CA micro stamping and the US constitution..

Dear fellow gunnies:

Now, I would never claim to be a legal scholar much less a student of the US Constitution, therefore, I am asking the legal scholars who frequent this forum to examine this law, at least, at the onset to see if is amenable to some types of challenges.

While gun ownership is not a "fundemental right" so such challenge would not have productive result. However, If one ( of the gun manufacturers) was to take a run at it from the angle that the law is violative of the Commerce Clause, would that have more plausible chance of success?

Common, there has to be a way..There has to be a limit to this buffooneries..
 
Is this really all that different than the spent cartridge that ships with handguns these days? Isn't the forensics advanced to the point where they can tell what gun a spent cartridge came from anyway?

You still have to tie the shooter to the weapon and the crime scene.
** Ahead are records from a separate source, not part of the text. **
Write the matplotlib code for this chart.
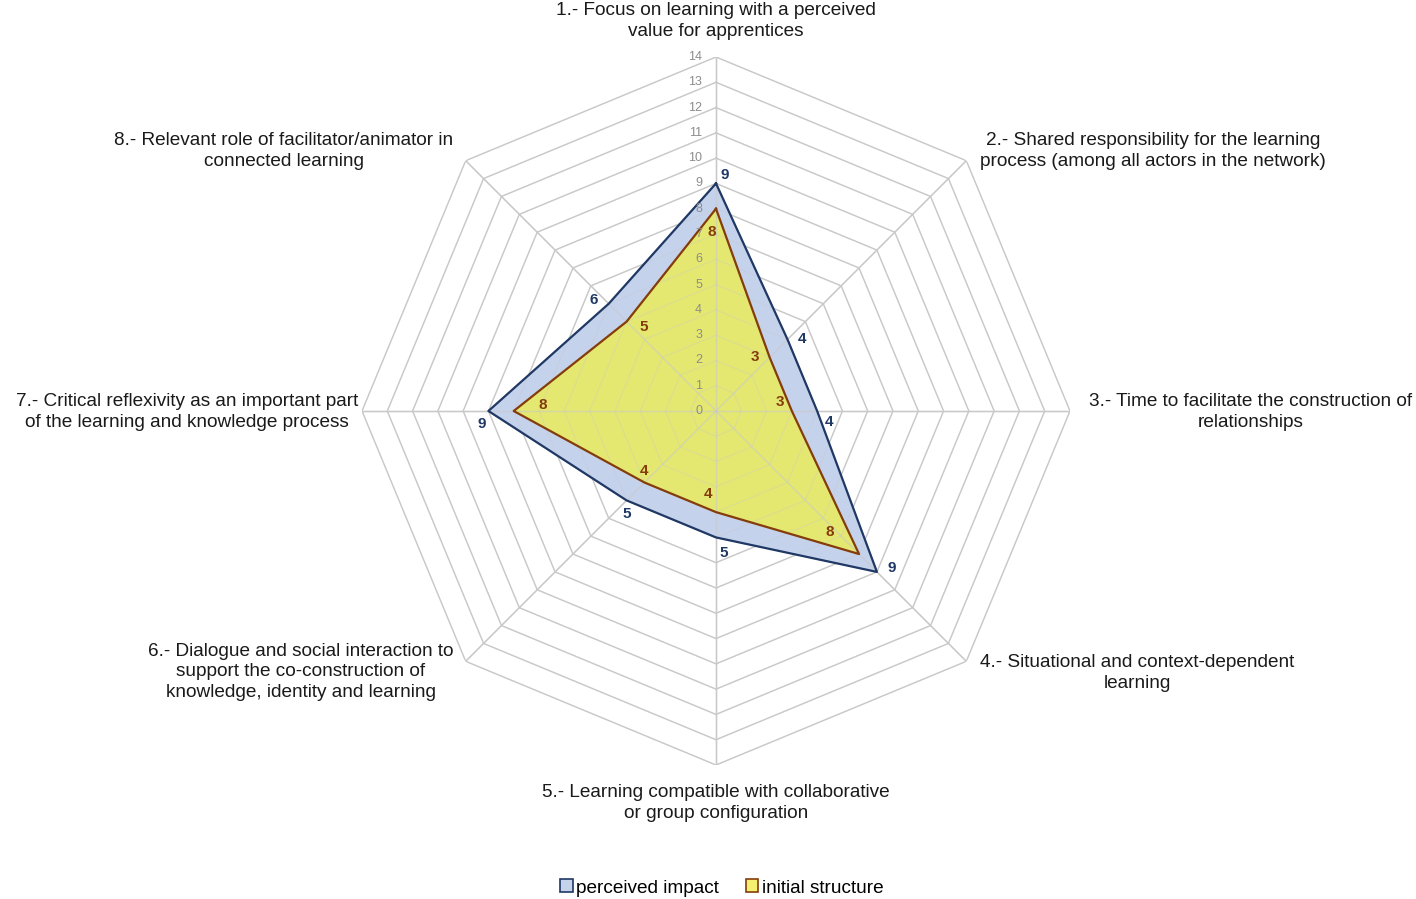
import numpy as np
import matplotlib
matplotlib.use("Agg")
import matplotlib.pyplot as plt
from matplotlib.patches import Patch

plt.rcParams['font.family'] = ['Liberation Sans', 'DejaVu Sans']

categories = [
    "1.- Focus on learning with a perceived\nvalue for apprentices",
    "2.- Shared responsibility for the learning\nprocess (among all actors in the network)",
    "3.- Time to facilitate the construction of\nrelationships",
    "4.- Situational and context-dependent\nlearning",
    "5.- Learning compatible with collaborative\nor group configuration",
    "6.- Dialogue and social interaction to\nsupport the co-construction of\nknowledge, identity and learning",
    "7.- Critical reflexivity as an important part\nof the learning and knowledge process",
    "8.- Relevant role of facilitator/animator in\nconnected learning",
]
perceived_impact = [9, 4, 4, 9, 5, 5, 9, 6]
initial_structure = [8, 3, 3, 8, 4, 4, 8, 5]
radial_ticks = list(range(0, 15))
series_names = ["perceived impact", "initial structure"]

W, H = 1416, 899
fig = plt.figure(figsize=(W / 100, H / 100), dpi=100)
cx, cy, R = 716, 411, 354
ax = fig.add_axes([(cx - R) / W, (H - cy - R) / H, 2 * R / W, 2 * R / H], projection='polar')
ax.set_theta_zero_location('N')
ax.set_theta_direction(-1)
ax.set_ylim(0, 14)
ax.grid(False)
ax.spines['polar'].set_visible(False)
ax.set_xticks([])
ax.set_yticks([])
ax.patch.set_alpha(0)

n = len(categories)
theta = np.arange(n) * 2 * np.pi / n
tc = np.append(theta, theta[0])

grid_col = '#c9c9c9'
for lev in radial_ticks[1:]:
    ax.plot(tc, [lev] * (n + 1), color=grid_col, lw=1.0, zorder=1)
for t in theta:
    ax.plot([t, t], [0, 14], color=grid_col, lw=1.0, zorder=1)

blue_fill, blue_line = '#c5d2ec', '#1f3864'
yel_fill, yel_line = '#e4e870', '#843c0c'

pi_c = perceived_impact + perceived_impact[:1]
is_c = initial_structure + initial_structure[:1]
ax.fill(tc, pi_c, color=blue_fill, zorder=2)
ax.fill(tc, is_c, color=yel_fill, zorder=3)
for t in theta:
    ax.plot([t, t], [0, 14], color='#c9c9c9', lw=1.0, zorder=3.5, alpha=0.6)
for lev in radial_ticks[1:]:
    ax.plot(tc, [lev] * (n + 1), color='#c9c9c9', lw=0.8, zorder=3.5, alpha=0.35)
ax.plot(tc, pi_c, color=blue_line, lw=1.6, zorder=4)
ax.plot(tc, is_c, color=yel_line, lw=1.6, zorder=5)

for v in radial_ticks:
    ax.annotate(str(v), xy=(0, v), xytext=(-14, 0), textcoords='offset pixels',
                ha='right', va='center', fontsize=9, color='#8c8c8c', zorder=6)

blue_off = [(9, 8), (14, 0), (12, -11), (15, 4), (8, -16), (0, -14), (-7, -13), (-15, 4)]
brown_off = [(-4, -23), (-15, 0), (-12, 9), (-29, 22), (-8, 18), (0, 12), (29, 6), (17, -5)]
for i in range(n):
    ax.annotate(str(perceived_impact[i]), xy=(theta[i], perceived_impact[i]),
                xytext=blue_off[i], textcoords='offset pixels', ha='center', va='center',
                fontsize=11, fontweight='bold', color=blue_line, zorder=7)
    ax.annotate(str(initial_structure[i]), xy=(theta[i], initial_structure[i]),
                xytext=brown_off[i], textcoords='offset pixels', ha='center', va='center',
                fontsize=11, fontweight='bold', color=yel_line, zorder=7)

label_pos = [(716, 21), (1153, 151), (1251, 412), (1137, 673), (716, 803),
             (301, 672), (187, 412), (284, 151)]
for lab, (x, y) in zip(categories, label_pos):
    fig.text(x / W, 1 - y / H, lab, ha='center', va='center', fontsize=13.7,
             color='#1a1a1a', linespacing=1.26)

handles = [Patch(facecolor=blue_fill, edgecolor=blue_line, lw=1.2),
           Patch(facecolor='#f5f070', edgecolor=yel_line, lw=1.2)]
fig.legend(handles, series_names, loc='center', bbox_to_anchor=(722 / W, 1 - 888 / H),
           ncol=2, frameon=False, fontsize=13.7, handlelength=0.65, handleheight=0.65,
           handletextpad=0.2, columnspacing=1.4)

fig.savefig('out.png', dpi=100)
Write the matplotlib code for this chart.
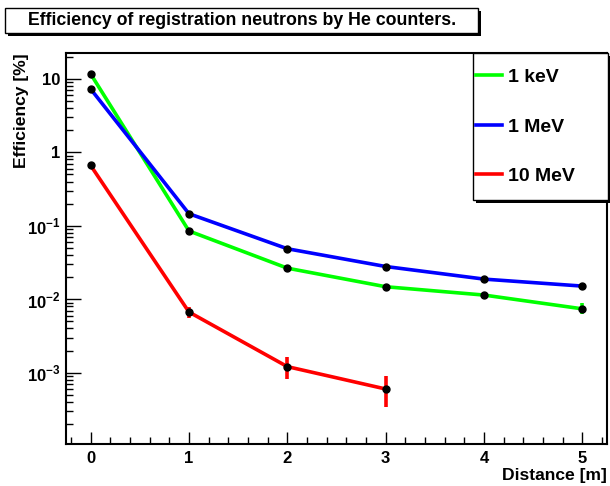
import numpy as np
import matplotlib.pyplot as plt
from matplotlib.patches import Rectangle
from matplotlib.ticker import FixedLocator, FuncFormatter

plt.rcParams['font.family'] = ['Liberation Sans', 'DejaVu Sans']
plt.rcParams['font.weight'] = 'bold'
plt.rcParams['mathtext.fontset'] = 'custom'
plt.rcParams['mathtext.rm'] = 'Liberation Sans:bold'
plt.rcParams['mathtext.bf'] = 'Liberation Sans:bold'

# distance in metres
dist = [0, 1, 2, 3, 4, 5]
dist_10mev = [0, 1, 2, 3]

# efficiency in percent
eff_1kev = [11.7, 0.085, 0.0265, 0.0148, 0.0114, 0.0074]
eff_1mev = [7.3, 0.146, 0.0487, 0.0279, 0.0188, 0.0151]
eff_10mev = [0.665, 0.0067, 0.00121, 0.00060]

# asymmetric errors (low, high)
err_1kev = [[0, 0, 0, 0, 0, 0.0012], [0, 0, 0, 0, 0, 0.0014]]
err_1mev = [[0, 0, 0, 0, 0, 0], [0, 0, 0, 0, 0, 0]]
err_10mev = [[0, 0.0011, 0.00039, 0.00026], [0, 0.0011, 0.00041, 0.00029]]

series = [
    ('1 keV', dist, eff_1kev, err_1kev, '#00ff00'),
    ('1 MeV', dist, eff_1mev, err_1mev, '#0000ff'),
    ('10 MeV', dist_10mev, eff_10mev, err_10mev, '#ff0000'),
]

fig = plt.figure(figsize=(6.1, 4.86), dpi=100)
ax = fig.add_axes([66 / 610, 42 / 486, 541 / 610, 391 / 486])

for label, x, y, err, col in series:
    ax.errorbar(x, y, yerr=err, fmt='none', ecolor=col, elinewidth=2.6, capsize=0)
    ax.plot(x, y, '-', color=col, lw=2.6, label=label)
    ax.plot(x, y, 'o', color='black', ms=5, zorder=5)

ax.set_yscale('log')
ax.set_xlim(-0.25, 5.25)
ax.set_ylim(1.07e-4, 22.5)

ax.xaxis.set_major_locator(FixedLocator(range(6)))
ax.xaxis.set_minor_locator(FixedLocator(np.arange(-0.2, 5.25, 0.2)))
ax.yaxis.set_major_locator(FixedLocator([1e-3, 1e-2, 1e-1, 1, 10]))
minor_y = [m * 10.0 ** e for e in range(-4, 2) for m in range(2, 10)]
ax.yaxis.set_minor_locator(FixedLocator(minor_y))


def ylab(v, pos):
    e = int(round(np.log10(v)))
    if e == 0:
        return '1'
    if e == 1:
        return '10'
    return r'$10^{%d}$' % e


ax.yaxis.set_major_formatter(FuncFormatter(ylab))
ax.yaxis.set_minor_formatter(FuncFormatter(lambda v, p: ''))

ax.tick_params(axis='both', which='both', direction='in', top=False, right=False,
               width=1, labelsize=12)
ax.tick_params(axis='y', which='major', length=11, pad=4)
ax.tick_params(axis='y', which='minor', length=5)
ax.tick_params(axis='x', which='major', length=9, pad=5)
ax.tick_params(axis='x', which='minor', length=5)
for s in ax.spines.values():
    s.set_linewidth(1.5)

fig.text(22 / 610, 1 - 53 / 486, 'Efficiency [%]', rotation=90, ha='center', va='top',
         fontsize=12.6, fontweight='bold')
fig.text(607 / 610, 1 - 475 / 486, 'Distance [m]', ha='right', va='center',
         fontsize=12.6, fontweight='bold')

# title box with shadow
fig.patches.append(Rectangle((8 / 610, 1 - 36 / 486), 473 / 610, 25 / 486,
                             transform=fig.transFigure, fc='black', ec='black', lw=0))
fig.patches.append(Rectangle((5 / 610, 1 - 33 / 486), 473 / 610, 25 / 486,
                             transform=fig.transFigure, fc='white', ec='black', lw=1))
fig.text(242 / 610, 1 - 20.5 / 486, 'Efficiency of registration neutrons by He counters.',
         ha='center', va='center', fontsize=12.8, fontweight='bold')

# legend box with shadow
fig.patches.append(Rectangle((476 / 610, 1 - 203 / 486), 135 / 610, 147 / 486,
                             transform=fig.transFigure, fc='black', ec='black', lw=0,
                             zorder=3))
fig.patches.append(Rectangle((473 / 610, 1 - 200 / 486), 135 / 610, 147 / 486,
                             transform=fig.transFigure, fc='white', ec='black', lw=1,
                             zorder=3.1))
leg = ax.legend(loc='center left', bbox_to_anchor=(476 / 610, 1 - 126.7 / 486),
                bbox_transform=fig.transFigure, borderaxespad=0, borderpad=0,
                fontsize=14, frameon=False, handlelength=1.35,
                handletextpad=0.3, labelspacing=1.63)
leg.set_zorder(4)
fig.legends.append(leg)
ax.get_legend().remove()
for t in leg.get_texts():
    t.set_fontweight('bold')

fig.savefig('out.png', dpi=100)
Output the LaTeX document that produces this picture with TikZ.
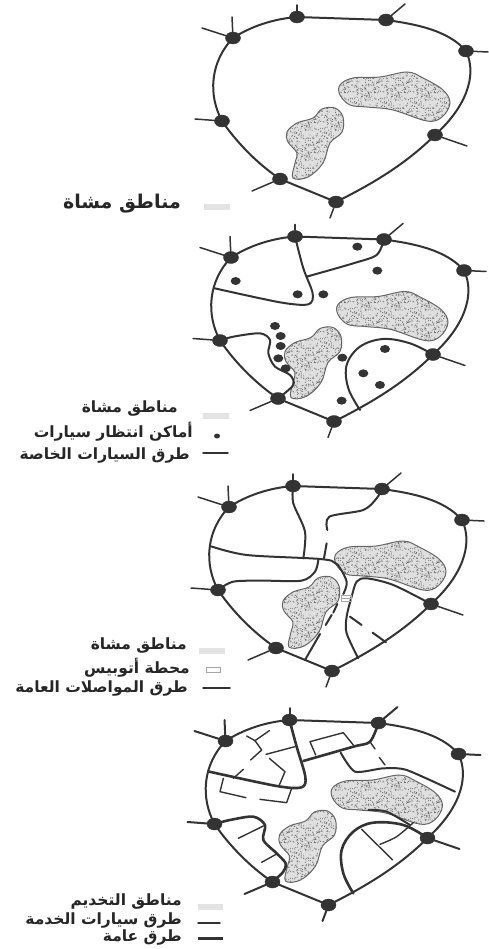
\documentclass[tikz,border=0pt]{standalone}
\usepackage{fontspec}
\usetikzlibrary{shapes.geometric,patterns}
\TeXXeTstate=1
\newfontfamily\arabicfont[Script=Arabic]{DejaVu Sans}
\definecolor{ink}{HTML}{333333}
\definecolor{stip}{HTML}{666666}
\pgfmathsetseed{4242}
\pgfdeclarepatternformonly{stipdots}{\pgfqpoint{0pt}{0pt}}{\pgfqpoint{30pt}{30pt}}{\pgfqpoint{30pt}{30pt}}{%
  \foreach \i in {1,...,170}{%
    \pgfmathsetmacro\dotx{30*rnd}%
    \pgfmathsetmacro\doty{30*rnd}%
    \pgfpathcircle{\pgfpoint{\dotx pt}{\doty pt}}{.55pt}%
    \pgfusepath{fill}%
  }%
}
\tikzset{
  junction/.style={ellipse,fill=ink,draw=ink,inner sep=0pt,minimum width=15pt,minimum height=12pt},
  ring/.style={draw=ink,line width=2pt,line cap=round,line join=round},
  stub/.style={draw=ink,line width=1.4pt,line cap=round},
  road/.style={draw=ink,line width=2pt,line cap=round,line join=round},
  thinroad/.style={draw=ink,line width=1.4pt,line cap=round,line join=round},
  thickroad/.style={draw=ink,line width=2.6pt,line cap=round,line join=round},
  parkdot/.style={ellipse,fill=ink,inner sep=0pt,minimum width=10pt,minimum height=8pt},
  swatch/.style={fill=gray!22,draw=none,minimum width=26pt,minimum height=6pt,inner sep=0pt},
  lab/.style={anchor=east,inner sep=0pt,font=\arabicfont\bfseries\fontsize{15.5}{18}\selectfont,text=black!85},
}
\newcommand\blobone{(340,85)(353,78)(380,77)(407,72)(423,78)(443,90)(450,103)(442,117)(427,121)(393,110)(367,107)(350,105)(340,95)}
\newcommand\blobtwo{(287,132)(297,123)(313,118)(322,109)(335,108)(343,117)(342,132)(330,143)(323,163)(308,177)(293,178)(295,163)(297,153)(288,142)}
\newcommand\stipple[1]{%
  \fill[gray!25] plot[smooth cycle,tension=.6] coordinates {#1};
  \fill[pattern=stipdots,pattern color=stip] plot[smooth cycle,tension=.6] coordinates {#1};
  \draw[stip,line width=1pt] plot[smooth cycle,tension=.6] coordinates {#1};
}
\newcommand\basinpanel[4]{%
  \begin{scope}[shift={(#2,#3)}]
    \stipple{\blobone}
    \stipple{\blobtwo}
    \node[junction] (#1A) at (233,38) {};
    \node[junction] (#1B) at (297,17) {};
    \node[junction] (#1C) at (386,20) {};
    \node[junction] (#1D) at (466,51) {};
    \node[junction] (#1E) at (435,135) {};
    \node[junction] (#1F) at (336,202) {};
    \node[junction] (#1G) at (280,179) {};
    \node[junction] (#1H) at (222,121) {};
    \coordinate (#1a1) at (232,17);
    \coordinate (#1a2) at (202,28);
    \coordinate (#1b1) at (297,5);
    \coordinate (#1c1) at (405,4);
    \coordinate (#1d1) at (488,52);
    \coordinate (#1e1) at (467,146);
    \coordinate (#1f1) at (330,218);
    \coordinate (#1g1) at (252,191);
    \coordinate (#1h1) at (195,119);
    \draw[ring] (#1A.center) .. controls (250,27) and (272,19) .. (#1B.center);
    \draw[ring] (#1B.center) -- (#1C.center);
    \draw[ring] (#1C.center) .. controls (415,24) and (448,30) .. (#1D.center);
    \draw[ring] (#1D.center) .. controls (478,76) and (465,108) .. (#1E.center);
    \draw[ring] (#1E.center) .. controls (405,165) and (370,185) .. (#1F.center);
    \draw[ring] (#1F.center) -- (#1G.center);
    \draw[ring] (#1G.center) .. controls (255,162) and (235,140) .. (#1H.center);
    \draw[ring] (#1H.center) .. controls (208,95) and (210,62) .. (#1A.center);
    \draw[stub,line width=#4] (#1A) -- (#1a1);
    \draw[stub,line width=#4] (#1A) -- (#1a2);
    \draw[stub,line width=#4] (#1B) -- (#1b1);
    \draw[stub,line width=#4] (#1C) -- (#1c1);
    \draw[stub,line width=#4] (#1D) -- (#1d1);
    \draw[stub,line width=#4] (#1E) -- (#1e1);
    \draw[stub,line width=#4] (#1F) -- (#1f1);
    \draw[stub,line width=#4] (#1G) -- (#1g1);
    \draw[stub,line width=#4] (#1H) -- (#1h1);
  \end{scope}%
}
\begin{document}
\begin{tikzpicture}[x=1pt,y=-1pt]
\useasboundingbox (0,0) rectangle (488,949);

% ---------- panel 1
\basinpanel{p}{0}{0}{1.5pt}
\node[lab,font=\arabicfont\bfseries\fontsize{19}{22}\selectfont] (t1) at (181,204) {\beginR مناطق مشاة\endR};
\node[swatch] (s1) at (217,207) {};

% ---------- panel 2
\basinpanel{q}{-2}{219.5}{1.5pt}
\begin{scope}[shift={(120,225)},x=.3333pt,y=-.3333pt]
  \draw[road] plot[smooth,tension=.5] coordinates {(qB.center)(550,130)(578,205)(565,238)(480,232)(284,190)};
  \draw[road] plot[smooth,tension=.5] coordinates {(560,155)(700,115)(770,90)(qC.center)};
  \draw[road] plot[smooth,tension=.5] coordinates {(qH.center)(340,335)(420,325)(450,345)(445,385)(465,425)(510,450)(520,480)(qG.center)};
  \draw[road] plot[smooth,tension=.6] coordinates {(qE.center)(870,355)(790,342)(720,365)(680,420)(685,490)(720,555)};
  \foreach \n/\p in {d1/{712,65},d2/{772,137},d3/{347,168},d4/{533,208},d5/{610,208},d6/{465,303},d7/{482,333},d8/{482,363},d9/{475,400},d10/{497,430},d11/{667,398},d12/{795,372},d13/{730,445},d14/{780,480},d15/{665,527}}
    \node[parkdot] (\n) at (\p) {};
\end{scope}
\node[lab] (t2a) at (178,409) {\beginR مناطق مشاة\endR};
\node[lab] (t2b) at (193,432) {\beginR أماكن انتظار سيارات\endR};
\node[lab] (t2c) at (190,456) {\beginR طرق السيارات الخاصة\endR};
\node[swatch] (s2a) at (216,416) {};
\node[ellipse,fill=ink,inner sep=0pt,minimum width=6pt,minimum height=5pt] (s2b) at (217,436) {};
\coordinate (l2a) at (203,453);
\coordinate (l2b) at (228,453);
\draw[thinroad] (l2a) -- (l2b);

% ---------- panel 3
\basinpanel{r}{-4}{469}{1.5pt}
\begin{scope}[shift={(120,460)},x=.3333pt,y=-.3333pt]
  \draw[road] plot[smooth,tension=.5] coordinates {(rB.center)(520,130)(555,215)(550,295)};
  \draw[road] plot[smooth,tension=.5] coordinates {(270,258)(380,285)(600,297)(650,312)(680,365)(670,402)};
  \draw[road] plot[smooth,tension=.5] coordinates {(595,300)(585,335)(545,362)(430,362)(340,365)(rH.center)};
  \draw[road] plot[smooth,tension=.5] coordinates {(rC.center)(770,115)(730,150)(628,170)(622,210)};
  \draw[road] (620,250) -- (612,295);
  \draw[road] plot[smooth,tension=.5] coordinates {(rE.center)(820,375)(740,355)(710,365)(695,410)(680,470)(680,520)(715,595)};
  \draw[road] (690,470) -- (725,495);
  \draw[road] (758,518) -- (798,547);
  \draw[road] (652,432) -- (640,458);
  \draw[road] (635,465) -- (617,495);
  \draw[road] (600,522) -- (555,600);
  \draw[draw=gray!70,line width=.7pt] (665,405) rectangle (695,425);
  \draw[draw=gray!70,line width=.7pt] (665,415) -- (695,415);
\end{scope}
\node[lab] (t3a) at (187,646) {\beginR مناطق مشاة\endR};
\node[lab] (t3b) at (190,668) {\beginR محطة أتوبيس\endR};
\node[lab] (t3c) at (188,688) {\beginR طرق المواصلات العامة\endR};
\node[swatch] (s3a) at (212,651) {};
\node[draw=gray!70,line width=.6pt,minimum width=14pt,minimum height=5pt,inner sep=0pt] (s3b) at (213,670) {};
\coordinate (l3a) at (203,688);
\coordinate (l3b) at (230,688);
\draw[thinroad] (l3a) -- (l3b);

% ---------- panel 4
\basinpanel{s}{-7.5}{703}{2pt}
\begin{scope}[shift={(120,700)},x=.3333pt,y=-.3333pt]
  \draw[thickroad] plot[smooth,tension=.5] coordinates {(sB.center)(530,140)(556,230)(545,262)(470,258)(268,215)};
  \draw[thickroad] plot[smooth,tension=.5] coordinates {(550,183)(700,140)(750,125)(sC.center)};
  \draw[thinroad] (587,165) -- (570,125) -- (670,98) -- (700,135);
  \draw[road] plot[smooth,tension=.4] coordinates {(662,158)(705,215)(790,205)(860,210)(1005,275)};
  \draw[thinroad] (750,125) -- (765,147);
  \draw[thinroad] (778,172) -- (795,195);
  \draw[thinroad] (448,92) -- (405,122) -- (380,108);
  \draw[thinroad] (405,122) -- (425,150) -- (392,180);
  \draw[thinroad] (438,163) -- (525,140);
  \draw[thinroad] (448,175) -- (495,215) -- (478,255);
  \draw[thinroad] (370,208) -- (340,235);
  \draw[thinroad] (310,235) -- (300,275) -- (378,293);
  \draw[thinroad] (420,298) -- (500,308) -- (515,265);
  \draw[thickroad] plot[smooth,tension=.5] coordinates {(sH.center)(330,360)(400,350)(435,375)(430,420)(470,460)(497,490)(490,515)(sG.center)};
  \draw[thinroad] (355,415) -- (430,378);
  \draw[thinroad] (425,487) -- (470,462);
  \draw[thickroad] plot[smooth,tension=.6] coordinates {(sE.center)(850,375)(760,368)(700,395)(665,450)(670,520)(700,580)};
  \draw[road] plot[smooth,tension=.5] coordinates {(745,330)(800,335)(870,375)};
  \draw[thinroad] plot[smooth,tension=.5] coordinates {(880,368)(830,410)(780,433)};
  \draw[thinroad] (725,388) -- (818,480);
\end{scope}
\node[lab] (t4a) at (182,902) {\beginR مناطق التخديم\endR};
\node[lab] (t4b) at (182,920) {\beginR طرق سيارات الخدمة\endR};
\node[lab] (t4c) at (182,937) {\beginR طرق عامة\endR};
\node[swatch,minimum width=25pt] (s4a) at (210,907) {};
\coordinate (l4a) at (198,923);
\coordinate (l4b) at (220,923);
\draw[thinroad] (l4a) -- (l4b);
\coordinate (l4c) at (198,938);
\coordinate (l4d) at (223,938);
\draw[draw=ink,line width=3pt] (l4c) -- (l4d);
\end{tikzpicture}
\end{document}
If a pistol with microstamping was used in a crime but it was stolen from the owner you may be SOL.
 
If one ( of the gun manufacturers) was to take a run at it from the angle that the law is violative of the Commerce Clause, would that have more plausible chance of success?

That's a GREAT angle.

This is California usurping a Federal power of interstate commerce.

California COULD regulate gun manufacturers in California, and the sale of those guns, but IMO (IANAL) it seems wrong for a state to make arbitrary manufacturing demands for the citizen consumption market.

Wasn't there a case involving tires back when cars were first invented? Something about one of the southern states regulating that all cars there had to have one brand of tires? That sounds like good precedent, IMO. Maybe I'm just misremembering a conversation, though.
 
No manufacturer is going to take this to court, they will just add the minimal cost to the cost of the weapon, add a few percentage points for additional profit and move on. I was serious when I suggested that the manufacturers were behind this. In fact I would further suggest that it is large manufacturers behind this, they can afford the tooling so this law would improve their competitive advantage over someone like seecamp.